● **Raw data**
## BEGIN
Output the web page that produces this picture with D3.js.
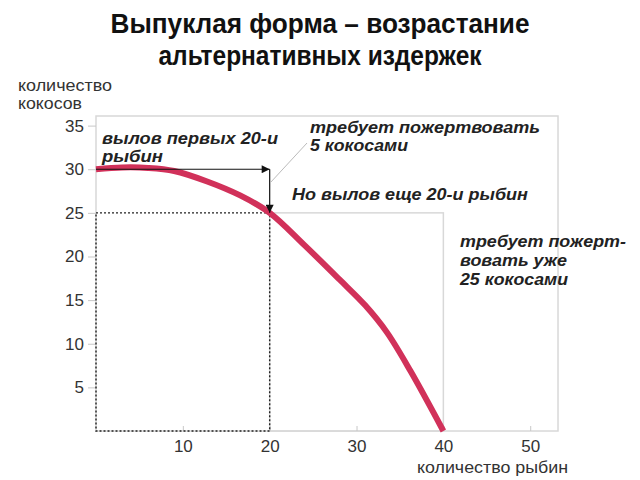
<!DOCTYPE html>
<html><head><meta charset="utf-8">
<script src="https://cdn.jsdelivr.net/npm/d3@7"></script>
<style>body{margin:0;background:#fff}svg{display:block}</style>
</head><body>
<svg id="c" width="640" height="480"></svg>
<script>
const curveX = [0, 3, 6, 9, 12.8, 16.6, 20, 24, 28, 31, 33.5, 36.2, 40];
const curveY = [30, 30.2, 30.15, 29.8, 28.6, 27, 25, 21.3, 17.4, 14.4, 11.3, 6.9, 0];
const xTicks = [10, 20, 30, 40, 50];
const yTicks = [5, 10, 15, 20, 25, 30, 35];
const firstStep = {x0: 0, x1: 20, yStart: 30, yEnd: 25};
const secondStep = {x0: 20, x1: 40, yStart: 25, yEnd: 0};
const titleLines = ["Выпуклая форма – возрастание", "альтернативных издержек"];

const svg = d3.select("#c");
const x = d3.scaleLinear().domain([0, 53.2]).range([96, 558]);
const y = d3.scaleLinear().domain([0, 36.1]).range([431, 116]);
const font = "Liberation Sans, Arial, sans-serif";

// title
const titleLayout = [{y: 33, w: 419}, {y: 65, w: 323}];
svg.selectAll("text.title").data(titleLines).join("text")
  .attr("x", 320).attr("y", (d, i) => titleLayout[i].y)
  .attr("text-anchor", "middle").attr("font-family", font)
  .attr("font-weight", "bold").attr("font-size", 27).attr("fill", "#111")
  .attr("textLength", (d, i) => titleLayout[i].w).attr("lengthAdjust", "spacingAndGlyphs")
  .text(d => d);

// plot frame
svg.append("rect").attr("x", x(0)).attr("y", y(36.1))
  .attr("width", x(53.2) - x(0)).attr("height", y(0) - y(36.1))
  .attr("fill", "none").attr("stroke", "#d8d8d8").attr("stroke-width", 1.5);

// grey second rectangle
svg.append("rect").attr("x", x(secondStep.x0)).attr("y", y(secondStep.yStart))
  .attr("width", x(secondStep.x1) - x(secondStep.x0)).attr("height", y(0) - y(secondStep.yStart))
  .attr("fill", "none").attr("stroke", "#d8d8d8").attr("stroke-width", 1.5);

// axes
const yAxis = d3.axisLeft(y).tickValues(yTicks).tickSize(8).tickPadding(4);
const gy = svg.append("g").attr("transform", `translate(${x(0)},0)`).call(yAxis);
gy.select(".domain").remove();
gy.selectAll("line").attr("stroke", "#c8c8c8");
gy.selectAll("text").attr("font-family", font).attr("font-size", 17).attr("fill", "#333");

const xAxis = d3.axisBottom(x).tickValues(xTicks).tickSize(-5).tickPadding(9);
const gx = svg.append("g").attr("transform", `translate(0,${y(0)})`).call(xAxis);
gx.select(".domain").remove();
gx.selectAll("line").attr("stroke", "#c8c8c8");
gx.selectAll("text").attr("font-family", font).attr("font-size", 17).attr("fill", "#333");

// dotted rect
svg.append("rect").attr("x", x(firstStep.x0)).attr("y", y(firstStep.yEnd))
  .attr("width", x(firstStep.x1) - x(firstStep.x0)).attr("height", y(0) - y(firstStep.yEnd))
  .attr("fill", "none").attr("stroke", "#222").attr("stroke-width", 1.4).attr("stroke-dasharray", "2,2");

// curve
const pts = curveX.map((v, i) => [v, curveY[i]]);
svg.append("path").datum(pts)
  .attr("d", d3.line().x(d => x(d[0])).y(d => y(d[1])).curve(d3.curveCatmullRom.alpha(0.5)))
  .attr("fill", "none").attr("stroke", "#d1315a").attr("stroke-width", 6).attr("stroke-linecap", "butt");

// arrows
const defs = svg.append("defs");
defs.append("marker").attr("id", "ah").attr("viewBox", "0 0 10 10").attr("refX", 10).attr("refY", 5)
  .attr("markerWidth", 11).attr("markerHeight", 8).attr("markerUnits", "userSpaceOnUse").attr("orient", "auto")
  .append("path").attr("d", "M0,0L10,5L0,10z").attr("fill", "#111");
svg.append("line").attr("x1", x(firstStep.x0)).attr("y1", y(firstStep.yStart))
  .attr("x2", x(firstStep.x1)).attr("y2", y(firstStep.yStart))
  .attr("stroke", "#111").attr("stroke-width", 1.2).attr("marker-end", "url(#ah)");
svg.append("line").attr("x1", x(firstStep.x1)).attr("y1", y(firstStep.yStart))
  .attr("x2", x(firstStep.x1)).attr("y2", y(firstStep.yEnd))
  .attr("stroke", "#111").attr("stroke-width", 1.2).attr("marker-end", "url(#ah)");

// leader line
svg.append("line").attr("x1", x(firstStep.x1) + 1).attr("y1", y(28.5))
  .attr("x2", 307).attr("y2", 143).attr("stroke", "#bbb").attr("stroke-width", 1);

// annotations
const notes = [
  {x: 102, y: 144, w: 176, t: "вылов первых 20-и"},
  {x: 102, y: 162, w: 61, t: "рыбин"},
  {x: 310, y: 133, w: 230, t: "требует пожертвовать"},
  {x: 310, y: 151, w: 98, t: "5 кокосами"},
  {x: 292, y: 200, w: 236, t: "Но вылов еще 20-и рыбин"},
  {x: 460, y: 247, w: 166, t: "требует пожерт-"},
  {x: 460, y: 266, w: 107, t: "вовать уже"},
  {x: 460, y: 285, w: 108, t: "25 кокосами"}
];
svg.selectAll("text.note").data(notes).join("text")
  .attr("x", d => d.x).attr("y", d => d.y)
  .attr("font-family", font).attr("font-weight", "bold").attr("font-style", "italic")
  .attr("font-size", 17).attr("fill", "#222")
  .attr("textLength", d => d.w).attr("lengthAdjust", "spacingAndGlyphs").text(d => d.t);

// axis titles
const axisTitles = [
  {x: 18, y: 91, w: 94, t: "количество"},
  {x: 18, y: 109, w: 64, t: "кокосов"},
  {x: 417, y: 473, w: 151, t: "количество рыбин"}
];
svg.selectAll("text.at").data(axisTitles).join("text")
  .attr("x", d => d.x).attr("y", d => d.y)
  .attr("font-family", font).attr("font-size", 16).attr("fill", "#333")
  .attr("textLength", d => d.w).attr("lengthAdjust", "spacingAndGlyphs").text(d => d.t);
</script>
</body></html>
## END
● **Your instructions**
The listing above must be printed again exactly, minus its pictures.

● **Correct result**
Output the web page that produces this picture with D3.js.
<!DOCTYPE html>
<html><head><meta charset="utf-8">
<script src="https://cdn.jsdelivr.net/npm/d3@7"></script>
<style>body{margin:0;background:#fff}svg{display:block}</style>
</head><body>
<svg id="c" width="640" height="480"></svg>
<script>
const curveX = [0, 3, 6, 9, 12.8, 16.6, 20, 24, 28, 31, 33.5, 36.2, 40];
const curveY = [30, 30.2, 30.15, 29.8, 28.6, 27, 25, 21.3, 17.4, 14.4, 11.3, 6.9, 0];
const xTicks = [10, 20, 30, 40, 50];
const yTicks = [5, 10, 15, 20, 25, 30, 35];
const firstStep = {x0: 0, x1: 20, yStart: 30, yEnd: 25};
const secondStep = {x0: 20, x1: 40, yStart: 25, yEnd: 0};
const titleLines = ["Выпуклая форма – возрастание", "альтернативных издержек"];

const svg = d3.select("#c");
const x = d3.scaleLinear().domain([0, 53.2]).range([96, 558]);
const y = d3.scaleLinear().domain([0, 36.1]).range([431, 116]);
const font = "Liberation Sans, Arial, sans-serif";

// title
const titleLayout = [{y: 33, w: 419}, {y: 65, w: 323}];
svg.selectAll("text.title").data(titleLines).join("text")
  .attr("x", 320).attr("y", (d, i) => titleLayout[i].y)
  .attr("text-anchor", "middle").attr("font-family", font)
  .attr("font-weight", "bold").attr("font-size", 27).attr("fill", "#111")
  .attr("textLength", (d, i) => titleLayout[i].w).attr("lengthAdjust", "spacingAndGlyphs")
  .text(d => d);

// plot frame
svg.append("rect").attr("x", x(0)).attr("y", y(36.1))
  .attr("width", x(53.2) - x(0)).attr("height", y(0) - y(36.1))
  .attr("fill", "none").attr("stroke", "#d8d8d8").attr("stroke-width", 1.5);

// grey second rectangle
svg.append("rect").attr("x", x(secondStep.x0)).attr("y", y(secondStep.yStart))
  .attr("width", x(secondStep.x1) - x(secondStep.x0)).attr("height", y(0) - y(secondStep.yStart))
  .attr("fill", "none").attr("stroke", "#d8d8d8").attr("stroke-width", 1.5);

// axes
const yAxis = d3.axisLeft(y).tickValues(yTicks).tickSize(8).tickPadding(4);
const gy = svg.append("g").attr("transform", `translate(${x(0)},0)`).call(yAxis);
gy.select(".domain").remove();
gy.selectAll("line").attr("stroke", "#c8c8c8");
gy.selectAll("text").attr("font-family", font).attr("font-size", 17).attr("fill", "#333");

const xAxis = d3.axisBottom(x).tickValues(xTicks).tickSize(-5).tickPadding(9);
const gx = svg.append("g").attr("transform", `translate(0,${y(0)})`).call(xAxis);
gx.select(".domain").remove();
gx.selectAll("line").attr("stroke", "#c8c8c8");
gx.selectAll("text").attr("font-family", font).attr("font-size", 17).attr("fill", "#333");

// dotted rect
svg.append("rect").attr("x", x(firstStep.x0)).attr("y", y(firstStep.yEnd))
  .attr("width", x(firstStep.x1) - x(firstStep.x0)).attr("height", y(0) - y(firstStep.yEnd))
  .attr("fill", "none").attr("stroke", "#222").attr("stroke-width", 1.4).attr("stroke-dasharray", "2,2");

// curve
const pts = curveX.map((v, i) => [v, curveY[i]]);
svg.append("path").datum(pts)
  .attr("d", d3.line().x(d => x(d[0])).y(d => y(d[1])).curve(d3.curveCatmullRom.alpha(0.5)))
  .attr("fill", "none").attr("stroke", "#d1315a").attr("stroke-width", 6).attr("stroke-linecap", "butt");

// arrows
const defs = svg.append("defs");
defs.append("marker").attr("id", "ah").attr("viewBox", "0 0 10 10").attr("refX", 10).attr("refY", 5)
  .attr("markerWidth", 11).attr("markerHeight", 8).attr("markerUnits", "userSpaceOnUse").attr("orient", "auto")
  .append("path").attr("d", "M0,0L10,5L0,10z").attr("fill", "#111");
svg.append("line").attr("x1", x(firstStep.x0)).attr("y1", y(firstStep.yStart))
  .attr("x2", x(firstStep.x1)).attr("y2", y(firstStep.yStart))
  .attr("stroke", "#111").attr("stroke-width", 1.2).attr("marker-end", "url(#ah)");
svg.append("line").attr("x1", x(firstStep.x1)).attr("y1", y(firstStep.yStart))
  .attr("x2", x(firstStep.x1)).attr("y2", y(firstStep.yEnd))
  .attr("stroke", "#111").attr("stroke-width", 1.2).attr("marker-end", "url(#ah)");

// leader line
svg.append("line").attr("x1", x(firstStep.x1) + 1).attr("y1", y(28.5))
  .attr("x2", 307).attr("y2", 143).attr("stroke", "#bbb").attr("stroke-width", 1);

// annotations
const notes = [
  {x: 102, y: 144, w: 176, t: "вылов первых 20-и"},
  {x: 102, y: 162, w: 61, t: "рыбин"},
  {x: 310, y: 133, w: 230, t: "требует пожертвовать"},
  {x: 310, y: 151, w: 98, t: "5 кокосами"},
  {x: 292, y: 200, w: 236, t: "Но вылов еще 20-и рыбин"},
  {x: 460, y: 247, w: 166, t: "требует пожерт-"},
  {x: 460, y: 266, w: 107, t: "вовать уже"},
  {x: 460, y: 285, w: 108, t: "25 кокосами"}
];
svg.selectAll("text.note").data(notes).join("text")
  .attr("x", d => d.x).attr("y", d => d.y)
  .attr("font-family", font).attr("font-weight", "bold").attr("font-style", "italic")
  .attr("font-size", 17).attr("fill", "#222")
  .attr("textLength", d => d.w).attr("lengthAdjust", "spacingAndGlyphs").text(d => d.t);

// axis titles
const axisTitles = [
  {x: 18, y: 91, w: 94, t: "количество"},
  {x: 18, y: 109, w: 64, t: "кокосов"},
  {x: 417, y: 473, w: 151, t: "количество рыбин"}
];
svg.selectAll("text.at").data(axisTitles).join("text")
  .attr("x", d => d.x).attr("y", d => d.y)
  .attr("font-family", font).attr("font-size", 16).attr("fill", "#333")
  .attr("textLength", d => d.w).attr("lengthAdjust", "spacingAndGlyphs").text(d => d.t);
</script>
</body></html>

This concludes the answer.